One powerful tool in TDA is the Topological Coverage Criterion (TCC) which uses a so-called persistent homology computation to test if a collection of sensors in a network cover the entire domain. One outcome of the research was to generalize the TCC to eliminate many of the geometric constraints on the underlying domain. This work allows one to also test for robust coverage in the presence of failures.

A second outcome of the project involved the use of topological signatures for comparing continuous functions. The most obvious example of such shapes is trajectories, which can be viewed as a function from an interval (of time) to a space. Metrics to compare trajectories such as the Frechet distance adjust the speeds of the functions to align them. This is challenging and becomes computational hard for anything beyond trajectories such as surfaces. New results from this project showed how to use persistent homology to give interesting bounds on such distances in polynomial time even for surfaces and higher-dimensional inputs. This approach was novel in that it uses topological invariance to eliminate the difficult alignment step.

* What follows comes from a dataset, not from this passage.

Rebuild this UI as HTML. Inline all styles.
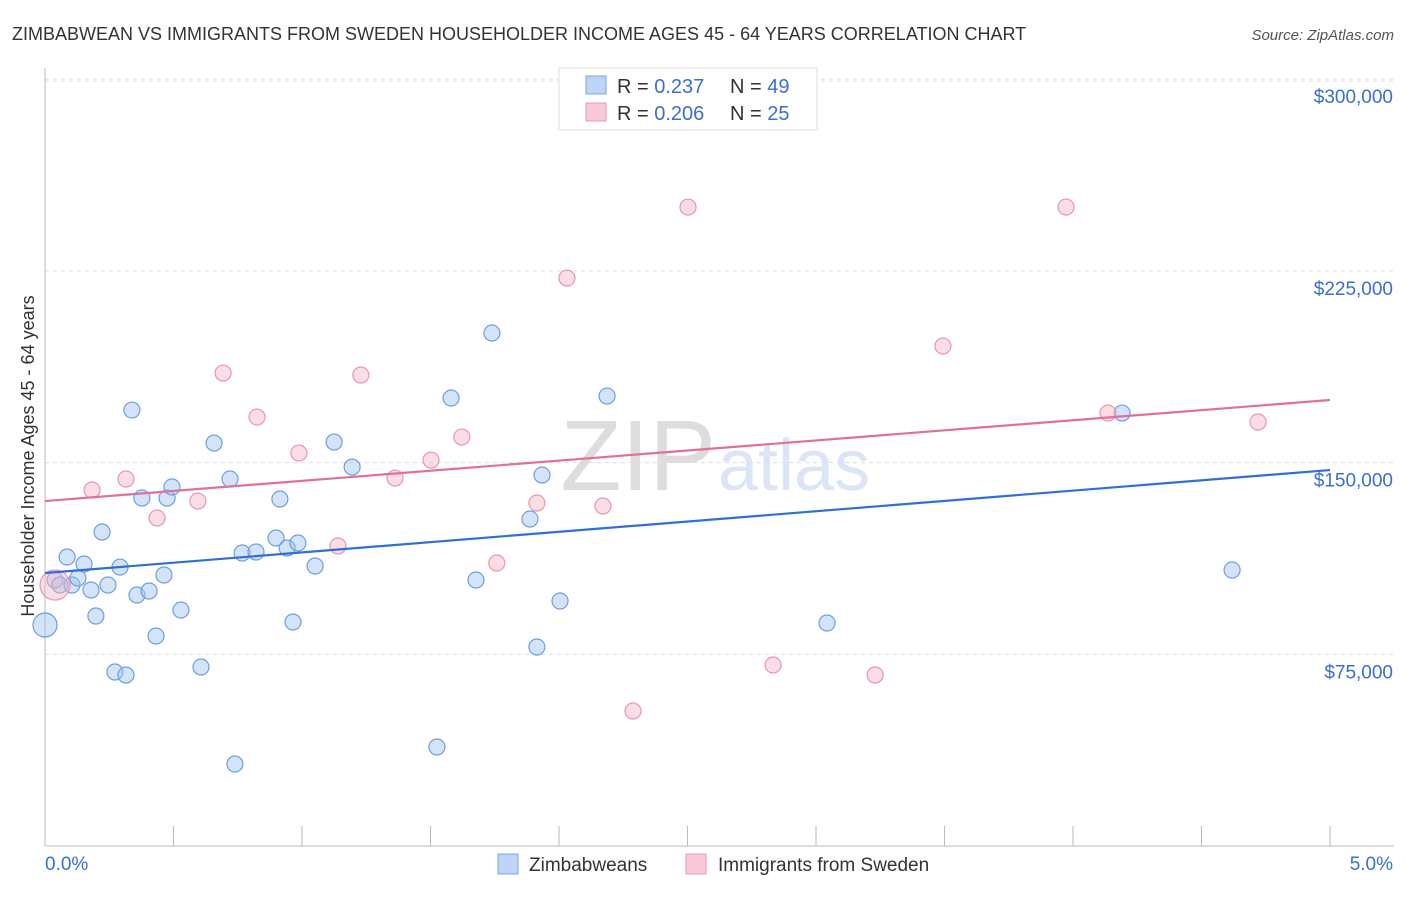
<!DOCTYPE html>
<html><head><meta charset="utf-8"><style>
body{margin:0;background:#fff;font-family:"Liberation Sans",sans-serif}
svg text{font-family:"Liberation Sans",sans-serif}
</style></head><body>
<svg width="1406" height="892" viewBox="0 0 1406 892">
<text x="12" y="40" font-size="18" fill="#333">ZIMBABWEAN VS IMMIGRANTS FROM SWEDEN HOUSEHOLDER INCOME AGES 45 - 64 YEARS CORRELATION CHART</text>
<text x="1394" y="40" font-size="15" fill="#555" font-style="italic" text-anchor="end">Source: ZipAtlas.com</text>
<g id="grid"></g>
<g id="axes"></g>
<text x="716" y="490" font-size="100" fill="#ddd" text-anchor="end" font-family="Liberation Serif">ZIP</text>
<text x="718" y="490" font-size="72" fill="#dbe5f5">atlas</text>
<g id="marks"></g>
<text transform="translate(34,456) rotate(-90)" font-size="18" fill="#333" text-anchor="middle">Householder Income Ages 45 - 64 years</text>
<g>
<rect x="559" y="68" width="258" height="62" fill="#fff" stroke="#ddd"/>
<rect x="586" y="76" width="20" height="18" fill="#bcd4f5" stroke="#7ea6e0"/>
<text x="617" y="93" font-size="20" fill="#333">R = <tspan fill="#3a6fd0">0.237</tspan></text>
<text x="730" y="93" font-size="20" fill="#333">N = <tspan fill="#3a6fd0">49</tspan></text>
<rect x="586" y="103" width="20" height="18" fill="#f9c9d7" stroke="#e89ab2"/>
<text x="617" y="120" font-size="20" fill="#333">R = <tspan fill="#3a6fd0">0.206</tspan></text>
<text x="730" y="120" font-size="20" fill="#333">N = <tspan fill="#3a6fd0">25</tspan></text>
</g>
<g>
<rect x="498" y="854" width="20" height="20" fill="#bcd4f5" stroke="#7ea6e0"/>
<text x="529" y="871" font-size="19" fill="#333">Zimbabweans</text>
<rect x="686" y="854" width="20" height="20" fill="#f9c9d7" stroke="#e89ab2"/>
<text x="718" y="871" font-size="19" fill="#333">Immigrants from Sweden</text>
</g>
</svg>
<script>
const yTicks=[75000,150000,225000,300000];
const yTickLabels=["$75,000","$150,000","$225,000","$300,000"];
const blueX=[0.00,0.039,0.058,0.086,0.105,0.128,0.152,0.179,0.198,0.222,0.245,0.272,0.292,0.315,0.338,0.358,0.377,0.405,0.432,0.463,0.475,0.494,0.529,0.607,0.658,0.720,0.739,0.767,0.821,0.899,0.914,0.942,0.965,0.984,1.051,1.125,1.195,1.525,1.580,1.677,1.739,1.887,1.914,1.934,2.004,2.187,3.043,4.191,4.619];
const blueY=[86460,104060,102100,113060,102100,104840,110320,100150,89980,122840,102100,68070,109140,66900,170560,98190,136140,99760,82150,106020,136140,140440,92320,70020,157650,143570,32080,114620,115010,120490,135750,116580,87630,118530,109540,158040,148260,38730,175260,104060,200690,127920,77850,145140,95840,176040,87240,169390,107970];
const pinkX=[0.039,0.183,0.315,0.436,0.595,0.693,0.825,0.988,1.140,1.229,1.362,1.502,1.622,1.758,1.914,2.031,2.171,2.288,2.502,2.833,3.230,3.494,3.973,4.136,4.720];
const pinkY=[102100,139270,143570,128310,134960,185040,167820,153740,117360,184260,143960,151000,160000,110710,134180,222200,133010,52810,249980,70810,66900,195600,249980,169390,165870];
const blueTrend=[106800,147090];
const pinkTrend=[134960,174480];
const X=p=>45+p/5*1285;
const Y=v=>846-v/75000*191.7;
const NS="http://www.w3.org/2000/svg";
function mk(t,a,parent){const e=document.createElementNS(NS,t);for(const k in a)e.setAttribute(k,a[k]);parent.appendChild(e);return e;}
const grid=document.getElementById('grid'),axes=document.getElementById('axes'),marks=document.getElementById('marks');
yTicks.forEach((v,i)=>{
 const l=mk('line',{x1:45,x2:1394,y1:Y(v),y2:Y(v),stroke:'#ddd','stroke-dasharray':'4,4'},grid);
 
 
 const t=mk('text',{x:1393,y:Y(v)+24,'font-size':19,fill:'#3a6fd0','text-anchor':'end'},axes);
 t.textContent=yTickLabels[i];
 
 
});
const topLine=mk('line',{x1:45,x2:1394,y1:Y(300000)+2,y2:Y(300000)+2,stroke:'#ddd','stroke-dasharray':'4,4'},grid);


mk('line',{x1:45,x2:45,y1:68,y2:846,stroke:'#bbb'},axes);
mk('line',{x1:45,x2:1394,y1:846,y2:846,stroke:'#bbb'},axes);
for(let i=0;i<=10;i++){const tk=mk('line',{x1:X(i*0.5),x2:X(i*0.5),y1:826,y2:846,stroke:'#bbb'},axes);
 
 }
const x0=mk('text',{x:45,y:870,'font-size':19,fill:'#3a6fd0'},axes);x0.textContent='0.0%';


const x1=mk('text',{x:1393,y:870,'font-size':19,fill:'#3a6fd0','text-anchor':'end'},axes);x1.textContent='5.0%';


blueX.forEach((x,i)=>{const c=mk('circle',{cx:X(x),cy:Y(blueY[i]),r:i==0?12:8,fill:'rgba(160,195,240,0.45)',stroke:'#6f9ee0','stroke-width':1.2},marks);
 
 });
pinkX.forEach((x,i)=>{const c=mk('circle',{cx:X(x),cy:Y(pinkY[i]),r:i==0?15:8,fill:'rgba(247,180,200,0.45)',stroke:'#e896b0','stroke-width':1.2},marks);
 
 });
const bl=mk('line',{x1:X(0),x2:X(5),y1:Y(blueTrend[0]),y2:Y(blueTrend[1]),stroke:'#2f6fd6','stroke-width':2.2},marks);


const pl=mk('line',{x1:X(0),x2:X(5),y1:Y(pinkTrend[0]),y2:Y(pinkTrend[1]),stroke:'#e0709a','stroke-width':2.2},marks);


</script>
</body></html>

A third outcome of the project was to generalize one of the most important and widely used tools in TDA, the Persistent Nerve Lemma (PNL). This result is used explicitly or implicitly throughout TDA as it provides the main connection between the discrete that we compute with and the continuous spaces they represent. In this project, the PNL was generalized so that it continues to give meaningful guarantees in the presence of noise. Moreover, the guarantees are quantitative: the topological signatures implied by the Persistent Nerve Lemma differ from the ideal by an amount proportional to a measure of the topological noise.
Three PhD students were partially supported by this project, two of which defended their dissertations and the third will finish soon. These students were trained in the theory and practice of TDA. Several undergraduates were also mentored as part of this project.